“An unfortunate convergence of circumstances has led us to this action,” said Dr. John Schwenn, president, adding that three vacant staff positions will not be filled.
“We projected a five percent decline in enrollment due to a change in our admission standards, but our actual enrollment for fall is down eight percent,” he said. “On top of that, we’ve been ordered to reduce our state allocation by three percent and to hold back an additional two percent that may have to be returned.”
This reduction is in addition to two percent already held back from the appropriation at the beginning of the fiscal year.
“The state allocation is down for a variety of reasons, including a decreased tax digest and increased costs for health care, retirement programs and unemployment,” he said. “The total university system budget has been amended to cut $54.4 million; three percent of our allocation is $411,000. If we are called upon to return an additional two percent to the state, that would cut our allocation by more than $685,000.

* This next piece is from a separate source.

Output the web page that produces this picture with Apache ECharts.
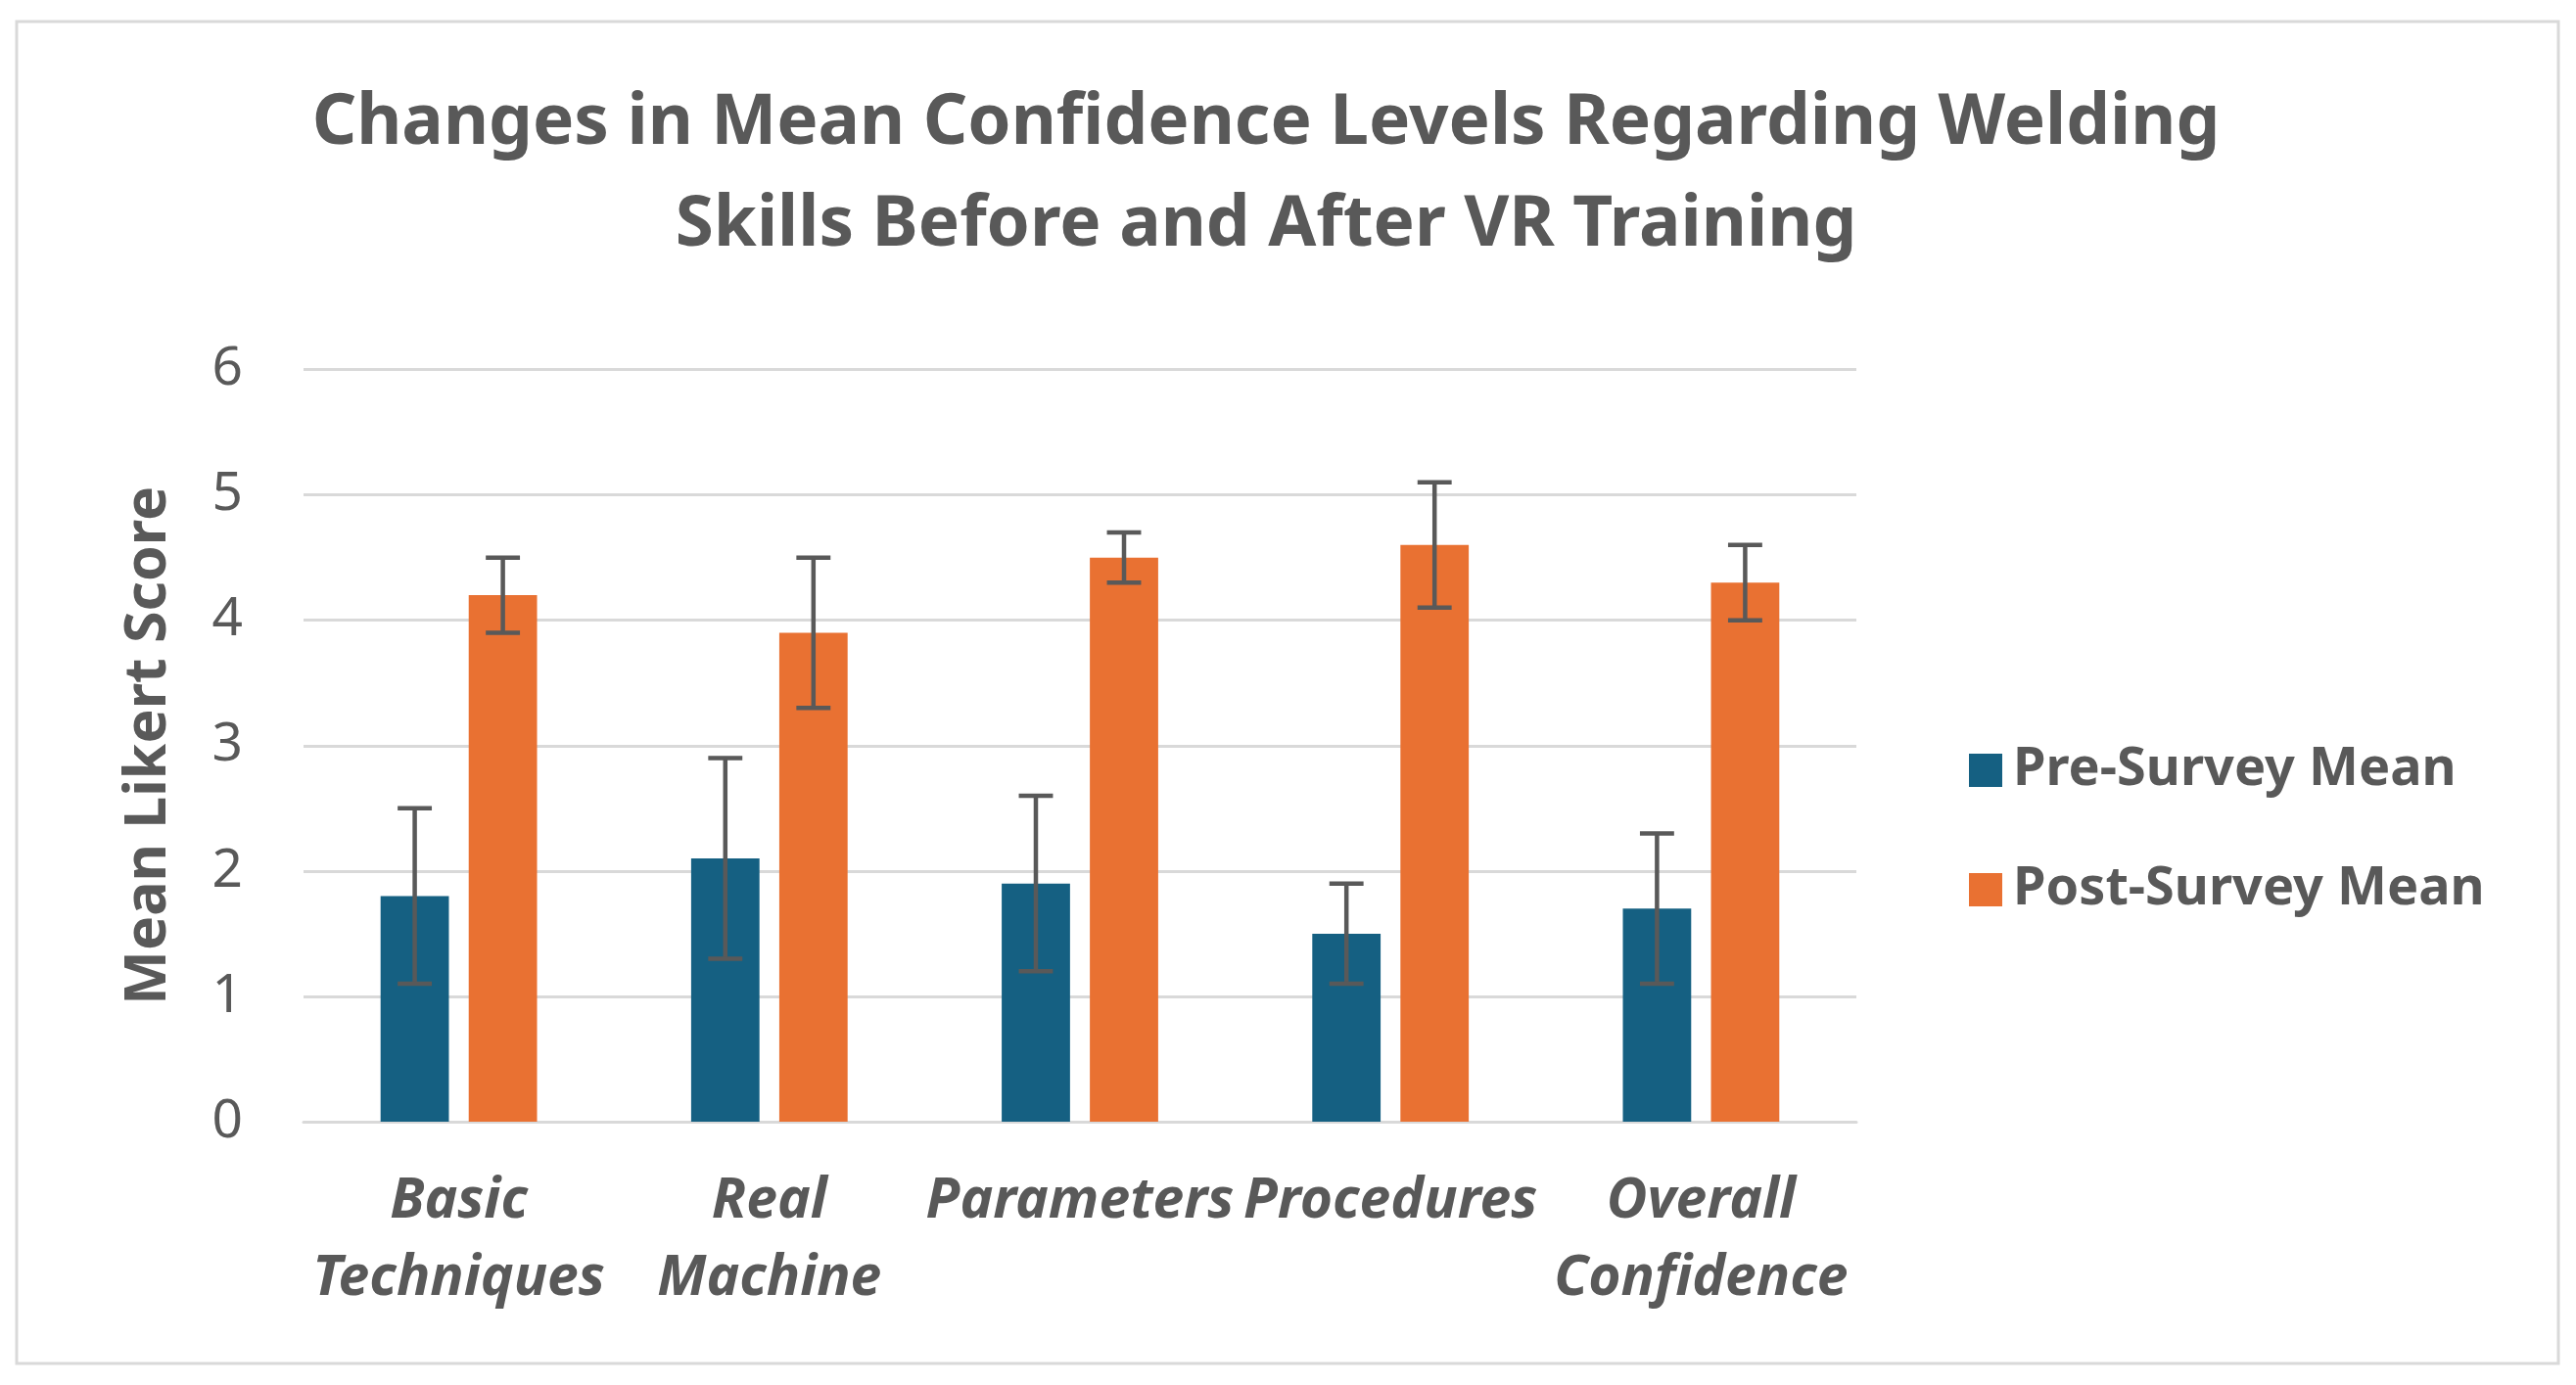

“Our decrease in enrollment has resulted in a $455,000 loss in operating funds; we hope to add a few more students for half-semester classes that start in October,” he said. “The state has directed that budget cuts are to have minimal impact on students and that we should expect the cuts to be permanent.”
One furlough day a month has been scheduled for October and November. A third may be added in January, if needed.
“We are pleased that we can achieve needed cuts through furlough days and that we don’t have to resort to a reduction in force at this time,” he said.
Dalton State administrators estimate that as many as 200 students were denied admission this year that would have been admissible a year ago.
“We have implemented new higher admission standards ,” said Dr. Jodi Johnson, vice president for enrollment and student services.
The changes prevent prospective students requiring remediation in all three areas of reading, writing and math from enrolling at Dalton State.
“As a result, we have a smaller, but better-prepared class this fall,” Dr. Johnson said. “The students admitted face better prospects for success in college and graduation, and that’s a good thing, even though it does mean that we suffer a loss of operating funds.”
“The budget news isn’t all bad,” Dr. Schwenn said. “Included in the university system’s FY2014 budget is $2.1 million to equip our science building, ground for which will be broken this fall.”